Traditional theories of what constitutes a democracy must make way for multiple new approaches to the concept around the world, SUNY Oswego political science professor Dr. Stephen J. Rosow and Australian colleague Dr. Jim George contend in a new book.

In “Globalization and Democracy” published by Rowman & Littlefield, the authors present case studies to show how the current phase of free-market globalization is destabilizing the dominance of Western democracy promotion, as resisters around the world challenge common understandings and forms of democracy.

“There are alternative ways to think about deepening democracy in the current world,” Rosow said. “Current trends toward neoliberal capitalism actually are having the effect of weakening democracy if not destroying it altogether,” he said. “Alternatives are coming from a variety of places—they’re not just coming from the Western tradition. Alternatives are coming from the everyday plight of people all over the world.”

The 219-page “Globalization and Democracy” is part of a series on the impacts of globalization co-edited by political theorist Manfred Steger of the University of Hawaii-Manoa, formerly of RMIT in Melbourne, Australia, and Terrell Carver of the University of Bristol in England.

“Manfred Steger has been trying to get me to do this book for a long time. And I’ve been thinking about doing this book for a long time,” Rosow said explaining how it came about.
While Rosow was in Australia as a distinguished visiting scholar at Australian National University in Canberra, Steger—not altogether tongue-in-cheek—said Rosow could accept an invitation to lecture at RMIT if he wrote the book. Rosow later asked Australian political theorist Jim George to co-author.

“As we were talking, it became clear that Jim would have a lot to add to what I was doing,” Rosow said. “I just asked Jim if he wanted to work on it with me. It worked out really well. We have worked together as part of a group through the International Studies Association for almost 15 years now.”

‘Stimulating work’

The result is a book that reviewer Anthony F. Lang Jr. of the University of St. Andrews calls “rigorous and historically grounded” and “an outstanding introduction to one of the most important concepts in modern political life.”

Another reviewer, Daniel Warner of the Graduate Institute of International and Development Studies in Geneva, wrote, “This challenging and stimulating work forcefully critiques the assumptions of post-Cold War democratic political theory and neoliberal economic ideology. Stephen J. Rosow and Jim George present imaginative new ways of rethinking democracy and its relationship to globalization through historical and current examples.”

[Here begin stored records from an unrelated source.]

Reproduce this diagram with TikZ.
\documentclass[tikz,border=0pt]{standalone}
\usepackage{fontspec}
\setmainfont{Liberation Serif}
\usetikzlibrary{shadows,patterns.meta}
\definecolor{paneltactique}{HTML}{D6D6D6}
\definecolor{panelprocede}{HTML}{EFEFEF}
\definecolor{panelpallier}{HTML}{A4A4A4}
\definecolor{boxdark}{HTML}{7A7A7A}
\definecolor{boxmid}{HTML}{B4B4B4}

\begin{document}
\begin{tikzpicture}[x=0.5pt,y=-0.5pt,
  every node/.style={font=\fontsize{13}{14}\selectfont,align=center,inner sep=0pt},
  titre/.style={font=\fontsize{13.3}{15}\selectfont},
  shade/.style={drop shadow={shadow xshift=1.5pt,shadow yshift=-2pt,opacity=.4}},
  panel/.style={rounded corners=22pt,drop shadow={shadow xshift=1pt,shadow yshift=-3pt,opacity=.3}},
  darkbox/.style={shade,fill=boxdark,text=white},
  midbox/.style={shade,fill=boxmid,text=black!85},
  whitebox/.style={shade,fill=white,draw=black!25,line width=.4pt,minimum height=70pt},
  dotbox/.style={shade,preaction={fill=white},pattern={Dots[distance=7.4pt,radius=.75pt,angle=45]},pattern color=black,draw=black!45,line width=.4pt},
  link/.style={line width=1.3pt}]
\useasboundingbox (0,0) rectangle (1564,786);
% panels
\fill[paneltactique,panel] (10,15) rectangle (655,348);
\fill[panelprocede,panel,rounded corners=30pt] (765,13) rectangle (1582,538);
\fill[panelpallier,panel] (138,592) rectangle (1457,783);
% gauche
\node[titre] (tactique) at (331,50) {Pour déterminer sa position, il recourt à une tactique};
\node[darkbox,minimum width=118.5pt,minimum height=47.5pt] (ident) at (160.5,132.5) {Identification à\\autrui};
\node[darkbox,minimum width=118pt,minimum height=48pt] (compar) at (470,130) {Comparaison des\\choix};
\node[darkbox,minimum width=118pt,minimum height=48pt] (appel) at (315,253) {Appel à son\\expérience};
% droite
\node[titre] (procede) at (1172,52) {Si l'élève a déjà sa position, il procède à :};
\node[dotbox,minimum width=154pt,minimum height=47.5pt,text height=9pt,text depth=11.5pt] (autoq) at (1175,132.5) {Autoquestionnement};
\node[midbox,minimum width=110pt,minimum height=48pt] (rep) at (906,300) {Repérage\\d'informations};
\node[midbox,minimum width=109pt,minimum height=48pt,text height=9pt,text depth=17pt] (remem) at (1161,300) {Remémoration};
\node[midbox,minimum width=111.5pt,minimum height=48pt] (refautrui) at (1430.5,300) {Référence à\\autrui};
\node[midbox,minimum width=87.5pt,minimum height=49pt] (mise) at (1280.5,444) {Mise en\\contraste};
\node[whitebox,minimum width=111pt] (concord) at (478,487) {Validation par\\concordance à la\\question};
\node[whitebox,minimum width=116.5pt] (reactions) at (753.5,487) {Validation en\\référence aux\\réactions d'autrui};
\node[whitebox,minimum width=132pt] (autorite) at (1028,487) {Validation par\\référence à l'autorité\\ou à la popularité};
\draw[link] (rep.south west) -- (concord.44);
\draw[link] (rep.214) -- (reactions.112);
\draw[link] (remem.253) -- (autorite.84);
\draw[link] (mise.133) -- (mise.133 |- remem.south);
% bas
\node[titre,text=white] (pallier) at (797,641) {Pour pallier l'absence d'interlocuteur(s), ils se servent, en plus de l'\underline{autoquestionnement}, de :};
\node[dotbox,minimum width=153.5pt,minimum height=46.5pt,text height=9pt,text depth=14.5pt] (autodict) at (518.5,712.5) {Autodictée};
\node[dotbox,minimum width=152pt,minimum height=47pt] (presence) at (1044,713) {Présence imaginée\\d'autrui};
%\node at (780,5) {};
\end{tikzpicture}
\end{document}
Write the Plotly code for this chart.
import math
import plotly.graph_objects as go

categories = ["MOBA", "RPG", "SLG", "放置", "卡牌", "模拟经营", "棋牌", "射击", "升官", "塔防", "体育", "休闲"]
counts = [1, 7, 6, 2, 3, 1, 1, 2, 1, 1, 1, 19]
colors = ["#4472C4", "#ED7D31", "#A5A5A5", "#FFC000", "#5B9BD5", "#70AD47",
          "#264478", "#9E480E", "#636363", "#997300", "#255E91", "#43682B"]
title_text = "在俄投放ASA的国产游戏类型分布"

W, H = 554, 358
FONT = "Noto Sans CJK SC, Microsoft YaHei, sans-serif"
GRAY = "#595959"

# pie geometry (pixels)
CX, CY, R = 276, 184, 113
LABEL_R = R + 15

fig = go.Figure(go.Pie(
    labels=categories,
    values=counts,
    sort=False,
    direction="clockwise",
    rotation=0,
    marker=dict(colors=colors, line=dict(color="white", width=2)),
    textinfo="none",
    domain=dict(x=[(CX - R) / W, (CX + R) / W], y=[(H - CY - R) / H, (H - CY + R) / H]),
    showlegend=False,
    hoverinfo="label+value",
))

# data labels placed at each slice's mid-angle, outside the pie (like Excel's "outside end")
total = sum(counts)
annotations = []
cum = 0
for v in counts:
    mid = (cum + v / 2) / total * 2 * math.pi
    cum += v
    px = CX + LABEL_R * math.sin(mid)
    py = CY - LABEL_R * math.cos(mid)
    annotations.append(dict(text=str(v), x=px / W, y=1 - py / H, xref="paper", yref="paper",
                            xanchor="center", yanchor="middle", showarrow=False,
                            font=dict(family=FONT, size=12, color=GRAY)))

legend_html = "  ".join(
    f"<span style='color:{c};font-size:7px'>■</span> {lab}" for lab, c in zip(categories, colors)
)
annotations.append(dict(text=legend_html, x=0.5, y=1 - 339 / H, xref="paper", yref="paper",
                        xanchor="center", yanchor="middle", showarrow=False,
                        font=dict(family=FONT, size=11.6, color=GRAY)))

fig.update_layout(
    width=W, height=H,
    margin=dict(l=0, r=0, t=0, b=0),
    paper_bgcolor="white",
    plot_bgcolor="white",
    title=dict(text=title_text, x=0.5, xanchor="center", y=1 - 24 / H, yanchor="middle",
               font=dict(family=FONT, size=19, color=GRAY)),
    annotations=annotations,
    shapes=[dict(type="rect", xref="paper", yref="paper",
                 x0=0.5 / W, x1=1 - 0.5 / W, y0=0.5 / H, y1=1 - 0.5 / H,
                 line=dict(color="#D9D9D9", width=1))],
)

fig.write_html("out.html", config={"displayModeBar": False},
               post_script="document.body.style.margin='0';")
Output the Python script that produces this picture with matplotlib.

One of the book’s cover photos shows a Greek demonstration over the repressive nature of loan guarantees coming from European lenders. Elsewhere around the world, there are calls for basic human rights, a living wage and other moral, ethical and political concerns.

“Democracy is about people making their voices heard, about trying to make the world a more hospitable place through political activity,” Rosow said. “And there are a lot of ways to do that. . . . A lot of it’s got to be local, rooted in the way people understand and organize their everyday lives.”